Saturn's rings could have come from a destroyed moon named Chrysalis

The origins of Saturn’s rings, its unusual tilt and the strange tie between the planet and Neptune have been mysteries for years. They could all be solved by the destruction of a moon

By Leah Crane

15 September 2022

Planet Saturn in deep space with major moons according to scale (Elements of planet texture for 3d render furnished by NASA

How did Saturn get its rings and tilt?

Shutterstock/Johan Swanepoel

Saturn may have got both its tilt and its rings from a moon that got ripped apart. Simulations using data from the Cassini spacecraft shows that an additional moon between Titan and Iapetus, destroyed between 100 million and 200 million years ago, could explain both of these long-standing mysteries.

Saturn’s axis is tilted by about 27 degrees with respect to the plane of its orbit, and that tilt slowly changes over time in a phenomenon called precession, like a spinning top wobbling on a table. The rate of this precession is almost exactly the same as the rate of precession of Neptune’s orbit, so astronomers thought the two could be coupled together, called a resonance. If that is the case, it would be possible that the movement of Titan – Saturn’s biggest moon – in combination with the resonance, could have dragged Saturn onto its side.

However, when Jack Wisdom at the Massachusetts Institute of Technology and his colleagues examined the data from Cassini, they found Saturn was just barely outside this resonance, possibly indicating that it was relatively recently pushed out of it. They also found that had it previously been in the resonance, based on Titan’s current movement it would have a tilt of about 36 degrees by now.

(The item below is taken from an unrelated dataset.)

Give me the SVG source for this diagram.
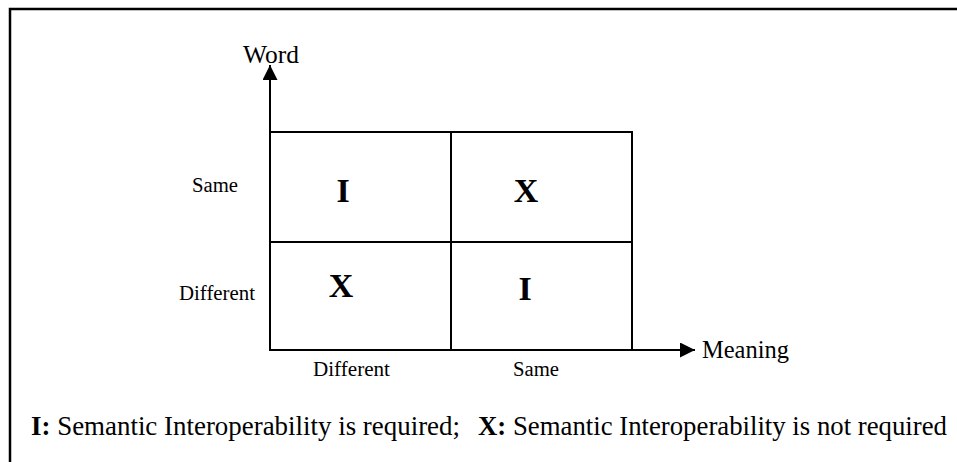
<svg xmlns="http://www.w3.org/2000/svg" width="957" height="462" viewBox="0 0 957 462">
<style>
.t{font-family:"Liberation Serif","Times New Roman",serif;fill:#000}
.b{font-weight:bold}
.ln{stroke:#000;stroke-width:2;fill:none}
</style>
<defs>
<marker id="ah" viewBox="0 0 10 10" refX="10" refY="5" markerWidth="18" markerHeight="15" markerUnits="userSpaceOnUse" orient="auto">
<path d="M0,0 L10,5 L0,10 Z" fill="#000"/>
</marker>
</defs>
<rect x="0" y="0" width="957" height="462" fill="#fff"/>
<rect x="10" y="9" width="980" height="480" fill="none" stroke="#000" stroke-width="2.5"/>
<g id="grid">
<rect class="ln" x="270" y="132" width="362" height="218"/>
<line class="ln" x1="451" y1="132" x2="451" y2="350"/>
<line class="ln" x1="270" y1="242" x2="632" y2="242"/>
</g>
<g id="connectors">
<line class="ln" x1="270" y1="350" x2="270" y2="65" marker-end="url(#ah)"/>
<line class="ln" x1="270" y1="350" x2="695" y2="350" marker-end="url(#ah)"/>
</g>
<g id="axis-word"><text class="t" x="243" y="63" font-size="24.5" textLength="56" lengthAdjust="spacingAndGlyphs">Word</text></g>
<g id="axis-meaning"><text class="t" x="702" y="358" font-size="24.5" textLength="87" lengthAdjust="spacingAndGlyphs">Meaning</text></g>
<g id="label-word-same"><text class="t" x="192" y="192" font-size="20.5" textLength="46" lengthAdjust="spacingAndGlyphs">Same</text></g>
<g id="label-word-different"><text class="t" x="179" y="300" font-size="20.5" textLength="76" lengthAdjust="spacingAndGlyphs">Different</text></g>
<g id="label-meaning-different"><text class="t" x="313" y="376" font-size="20.5" textLength="77" lengthAdjust="spacingAndGlyphs">Different</text></g>
<g id="label-meaning-same"><text class="t" x="513" y="376" font-size="20.5" textLength="46" lengthAdjust="spacingAndGlyphs">Same</text></g>
<g id="cell-tl"><text class="t b" x="343" y="202" font-size="34" text-anchor="middle">I</text></g>
<g id="cell-tr"><text class="t b" x="526" y="202" font-size="34" text-anchor="middle">X</text></g>
<g id="cell-bl"><text class="t b" x="341" y="297" font-size="34" text-anchor="middle">X</text></g>
<g id="cell-br"><text class="t b" x="525" y="300" font-size="34" text-anchor="middle">I</text></g>
<g id="legend">
<text class="t" x="31" y="435" font-size="26.5" textLength="429" lengthAdjust="spacingAndGlyphs"><tspan class="b">I:</tspan> Semantic Interoperability is required;</text>
<text class="t" x="478" y="435" font-size="26.5" textLength="469" lengthAdjust="spacingAndGlyphs"><tspan class="b">X:</tspan> Semantic Interoperability is not required</text>
</g>
</svg>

They claim that both of these findings can by explained by an extra moon that once orbited the planet and then got destroyed or thrown out of the system, violently pushing Saturn out of resonance and pushing it back towards upright. “When you have an event like that, the whole system would have shaken and tilted Saturn back up,” says Maryame El Moutamid at Cornell University in New York, who was not involved in this work.

If the extra moon was destroyed, the debris left behind could have later become Saturn’s rings, leading the researchers to name this wrecked moon Chrysalis after the form a caterpillar takes as it transforms into a butterfly. “The butterfly is long dormant in this chrysalis phase and then it unveils itself and flaps its wings,” says Wisdom. “Similarly, this was just a small moon made of ice and then the rings suddenly emerged when it was ripped apart.”

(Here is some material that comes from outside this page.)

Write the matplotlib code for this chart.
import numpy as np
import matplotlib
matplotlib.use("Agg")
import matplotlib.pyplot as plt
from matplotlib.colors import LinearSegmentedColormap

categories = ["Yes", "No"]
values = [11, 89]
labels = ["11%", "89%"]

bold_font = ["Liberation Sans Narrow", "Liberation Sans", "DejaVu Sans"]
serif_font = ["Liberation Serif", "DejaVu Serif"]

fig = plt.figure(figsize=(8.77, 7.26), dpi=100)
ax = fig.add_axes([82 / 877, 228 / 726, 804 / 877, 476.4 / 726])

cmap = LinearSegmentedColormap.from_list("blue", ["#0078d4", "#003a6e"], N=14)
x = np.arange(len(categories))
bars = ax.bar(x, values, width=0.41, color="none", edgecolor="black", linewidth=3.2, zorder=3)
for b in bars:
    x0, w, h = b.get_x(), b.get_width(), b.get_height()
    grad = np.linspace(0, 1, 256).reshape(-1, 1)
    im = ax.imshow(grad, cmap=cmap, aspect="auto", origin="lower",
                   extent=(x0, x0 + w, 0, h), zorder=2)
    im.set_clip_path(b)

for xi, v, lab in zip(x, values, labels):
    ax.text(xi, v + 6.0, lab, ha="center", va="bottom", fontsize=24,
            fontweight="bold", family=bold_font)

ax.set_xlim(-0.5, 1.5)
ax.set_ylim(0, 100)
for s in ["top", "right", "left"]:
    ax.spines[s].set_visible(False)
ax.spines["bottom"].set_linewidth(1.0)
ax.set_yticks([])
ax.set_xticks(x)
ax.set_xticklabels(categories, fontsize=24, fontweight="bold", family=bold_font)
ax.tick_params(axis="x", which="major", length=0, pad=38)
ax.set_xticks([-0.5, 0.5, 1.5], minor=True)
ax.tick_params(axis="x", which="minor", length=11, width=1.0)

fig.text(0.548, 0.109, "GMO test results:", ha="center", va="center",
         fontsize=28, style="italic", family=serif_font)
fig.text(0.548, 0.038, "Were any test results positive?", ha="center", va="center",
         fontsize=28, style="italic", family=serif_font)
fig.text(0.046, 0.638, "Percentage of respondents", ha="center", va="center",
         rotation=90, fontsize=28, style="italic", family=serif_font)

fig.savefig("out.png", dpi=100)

If this event happened between 100 million and 200 million years ago, it would explain Saturn’s current tilt, its proximity to the resonance with Neptune and the origin of Saturn’s rings, all in one fell swoop. When the researchers performed 390 simulations of the Saturn system including Chrysalis, 17 of them approximately matched the system we see now, rings and all.

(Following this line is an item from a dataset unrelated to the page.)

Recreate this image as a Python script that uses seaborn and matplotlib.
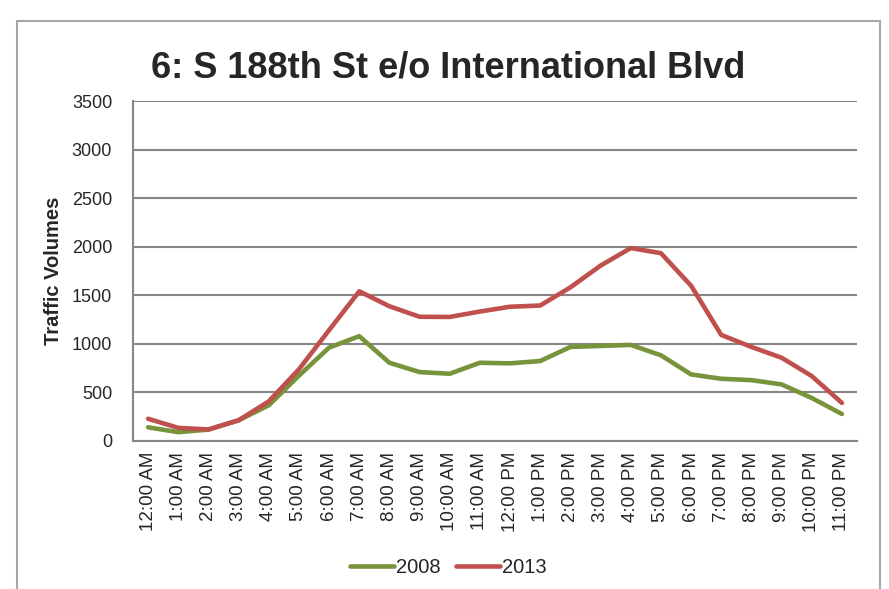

As elegant as this solution seems, it will be difficult to prove, says El Moutamid. “It is hard to validate one unlikely event, and here there are two unlikely events that had to happen at the same time,” she says. “But the physics is not wrong – the simulations show a small likelihood, but it’s not negligible.” It might take another spacecraft, orbiting extremely close to Saturn so it can take detailed observations, to know for sure whether Chrysalis did exist.